• Goal of the exercise:
Exactly the lines from the one with "Reproduce this chart with Apache ECharts." through the one with "const colors = ['#FFD966','#FFE699'];" should be returned, both ends included and nothing else. Omit any pictures.

• Supplied records:
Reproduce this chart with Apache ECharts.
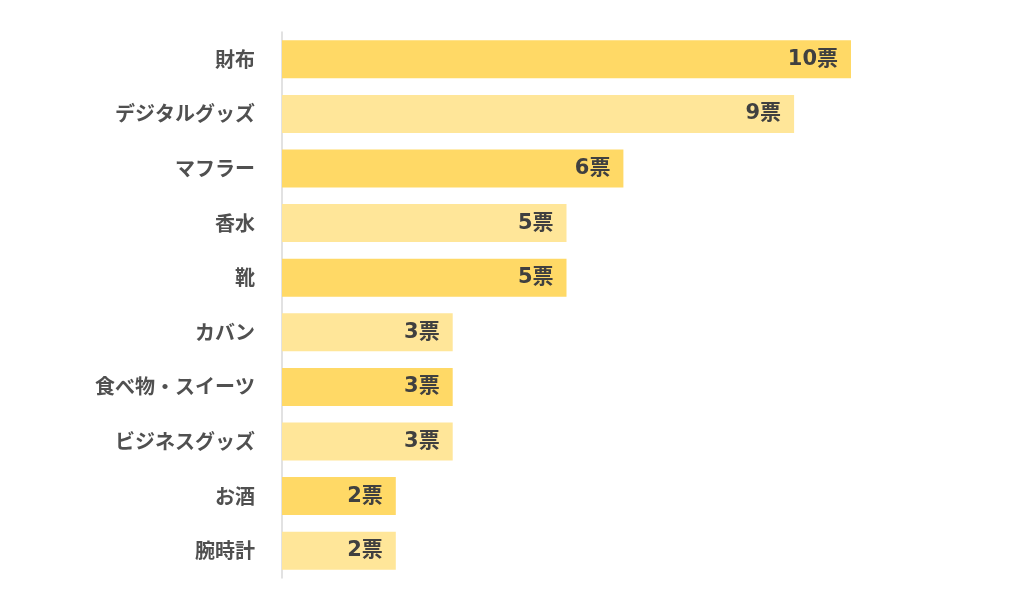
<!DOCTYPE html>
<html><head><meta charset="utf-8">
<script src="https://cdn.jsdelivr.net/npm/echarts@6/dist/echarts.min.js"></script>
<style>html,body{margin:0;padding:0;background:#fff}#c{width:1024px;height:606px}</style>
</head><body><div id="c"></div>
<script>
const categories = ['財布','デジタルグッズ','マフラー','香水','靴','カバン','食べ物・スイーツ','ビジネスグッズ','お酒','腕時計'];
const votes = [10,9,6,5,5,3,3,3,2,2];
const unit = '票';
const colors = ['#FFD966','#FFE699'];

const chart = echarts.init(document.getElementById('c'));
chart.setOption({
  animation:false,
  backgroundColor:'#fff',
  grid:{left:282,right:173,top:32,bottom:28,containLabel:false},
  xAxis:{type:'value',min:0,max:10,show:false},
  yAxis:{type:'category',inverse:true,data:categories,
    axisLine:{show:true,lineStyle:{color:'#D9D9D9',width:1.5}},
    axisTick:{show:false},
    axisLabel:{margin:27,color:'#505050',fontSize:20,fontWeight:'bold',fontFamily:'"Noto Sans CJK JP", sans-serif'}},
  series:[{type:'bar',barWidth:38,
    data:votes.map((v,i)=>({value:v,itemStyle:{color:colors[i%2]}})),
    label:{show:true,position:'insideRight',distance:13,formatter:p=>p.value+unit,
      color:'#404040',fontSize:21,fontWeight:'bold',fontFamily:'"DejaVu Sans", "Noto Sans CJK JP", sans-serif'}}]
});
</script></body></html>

---

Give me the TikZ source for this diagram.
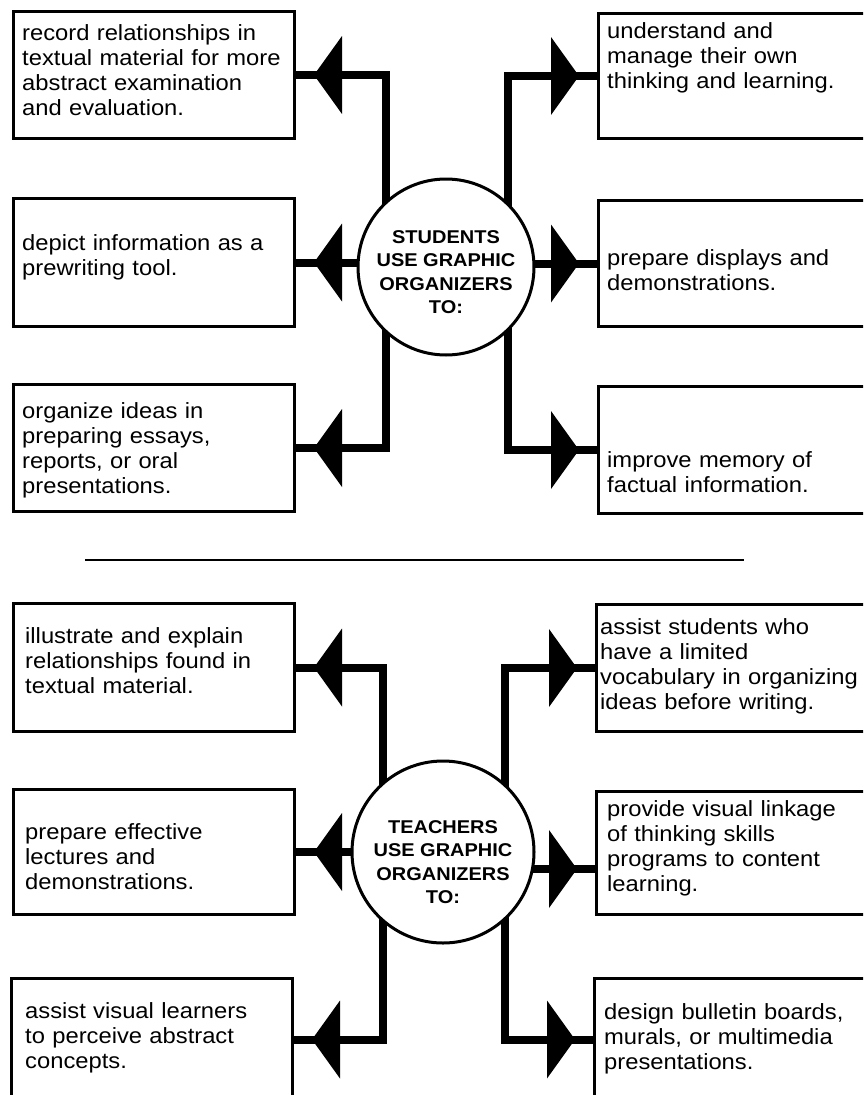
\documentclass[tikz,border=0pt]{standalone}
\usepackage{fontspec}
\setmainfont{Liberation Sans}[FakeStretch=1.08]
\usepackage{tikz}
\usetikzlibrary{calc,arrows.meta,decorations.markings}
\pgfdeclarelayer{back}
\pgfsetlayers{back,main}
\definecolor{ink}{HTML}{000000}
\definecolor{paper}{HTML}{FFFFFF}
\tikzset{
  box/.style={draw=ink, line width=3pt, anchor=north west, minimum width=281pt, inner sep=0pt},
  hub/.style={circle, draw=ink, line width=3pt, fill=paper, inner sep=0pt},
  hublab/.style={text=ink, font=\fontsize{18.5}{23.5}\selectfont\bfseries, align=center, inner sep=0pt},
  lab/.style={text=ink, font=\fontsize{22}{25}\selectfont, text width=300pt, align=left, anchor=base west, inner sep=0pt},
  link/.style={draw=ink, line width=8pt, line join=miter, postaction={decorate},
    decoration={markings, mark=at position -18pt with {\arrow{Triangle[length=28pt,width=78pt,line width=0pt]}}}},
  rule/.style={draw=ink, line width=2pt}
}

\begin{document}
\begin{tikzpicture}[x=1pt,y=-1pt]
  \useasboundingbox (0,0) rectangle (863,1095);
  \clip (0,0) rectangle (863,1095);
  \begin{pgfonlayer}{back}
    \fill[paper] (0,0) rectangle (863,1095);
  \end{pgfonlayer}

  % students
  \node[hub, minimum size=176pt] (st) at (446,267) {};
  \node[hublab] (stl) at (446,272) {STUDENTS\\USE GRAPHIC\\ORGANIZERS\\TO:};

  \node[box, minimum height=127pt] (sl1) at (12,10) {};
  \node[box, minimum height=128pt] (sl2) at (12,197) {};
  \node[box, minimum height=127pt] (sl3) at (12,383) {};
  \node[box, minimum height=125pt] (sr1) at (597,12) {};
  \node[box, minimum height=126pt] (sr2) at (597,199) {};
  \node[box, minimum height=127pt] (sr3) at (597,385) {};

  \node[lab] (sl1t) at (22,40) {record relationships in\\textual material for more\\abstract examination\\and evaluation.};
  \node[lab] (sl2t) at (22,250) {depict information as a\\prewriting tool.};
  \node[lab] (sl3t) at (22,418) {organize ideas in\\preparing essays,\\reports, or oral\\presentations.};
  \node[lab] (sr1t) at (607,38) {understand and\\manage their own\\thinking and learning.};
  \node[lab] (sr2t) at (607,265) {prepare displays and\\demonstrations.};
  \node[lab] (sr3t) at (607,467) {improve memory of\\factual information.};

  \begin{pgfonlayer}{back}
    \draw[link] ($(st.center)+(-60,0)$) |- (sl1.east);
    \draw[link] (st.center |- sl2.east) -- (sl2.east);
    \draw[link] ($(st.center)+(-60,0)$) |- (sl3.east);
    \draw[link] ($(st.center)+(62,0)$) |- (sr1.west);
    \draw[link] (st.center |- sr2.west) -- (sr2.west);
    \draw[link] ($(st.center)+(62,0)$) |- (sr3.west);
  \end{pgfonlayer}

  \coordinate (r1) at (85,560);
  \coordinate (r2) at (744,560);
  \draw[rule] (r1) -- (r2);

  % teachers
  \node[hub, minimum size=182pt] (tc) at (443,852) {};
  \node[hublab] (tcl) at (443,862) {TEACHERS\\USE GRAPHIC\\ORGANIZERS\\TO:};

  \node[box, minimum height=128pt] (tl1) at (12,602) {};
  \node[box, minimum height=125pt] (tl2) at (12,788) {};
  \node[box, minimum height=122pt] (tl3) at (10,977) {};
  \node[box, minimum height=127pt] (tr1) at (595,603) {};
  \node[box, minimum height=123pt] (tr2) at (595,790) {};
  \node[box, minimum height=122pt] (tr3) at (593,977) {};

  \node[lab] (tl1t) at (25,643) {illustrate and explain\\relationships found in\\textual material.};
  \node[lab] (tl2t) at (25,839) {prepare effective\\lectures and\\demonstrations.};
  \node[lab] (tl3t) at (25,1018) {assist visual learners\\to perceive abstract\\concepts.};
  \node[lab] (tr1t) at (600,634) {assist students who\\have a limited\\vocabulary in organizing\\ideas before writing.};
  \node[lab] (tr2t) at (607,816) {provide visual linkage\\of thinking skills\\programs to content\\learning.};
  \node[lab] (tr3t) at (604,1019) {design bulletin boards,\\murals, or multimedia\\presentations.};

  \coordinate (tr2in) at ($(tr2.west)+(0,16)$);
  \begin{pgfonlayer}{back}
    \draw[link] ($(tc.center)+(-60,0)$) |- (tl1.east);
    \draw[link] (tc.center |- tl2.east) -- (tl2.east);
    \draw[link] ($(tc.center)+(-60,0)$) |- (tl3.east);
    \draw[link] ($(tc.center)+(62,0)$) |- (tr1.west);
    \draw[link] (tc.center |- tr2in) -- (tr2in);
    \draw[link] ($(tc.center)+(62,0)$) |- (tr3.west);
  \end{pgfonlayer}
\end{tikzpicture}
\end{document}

• Full solution:
Reproduce this chart with Apache ECharts.
<!DOCTYPE html>
<html><head><meta charset="utf-8">
<script src="https://cdn.jsdelivr.net/npm/echarts@6/dist/echarts.min.js"></script>
<style>html,body{margin:0;padding:0;background:#fff}#c{width:1024px;height:606px}</style>
</head><body><div id="c"></div>
<script>
const categories = ['財布','デジタルグッズ','マフラー','香水','靴','カバン','食べ物・スイーツ','ビジネスグッズ','お酒','腕時計'];
const votes = [10,9,6,5,5,3,3,3,2,2];
const unit = '票';
const colors = ['#FFD966','#FFE699'];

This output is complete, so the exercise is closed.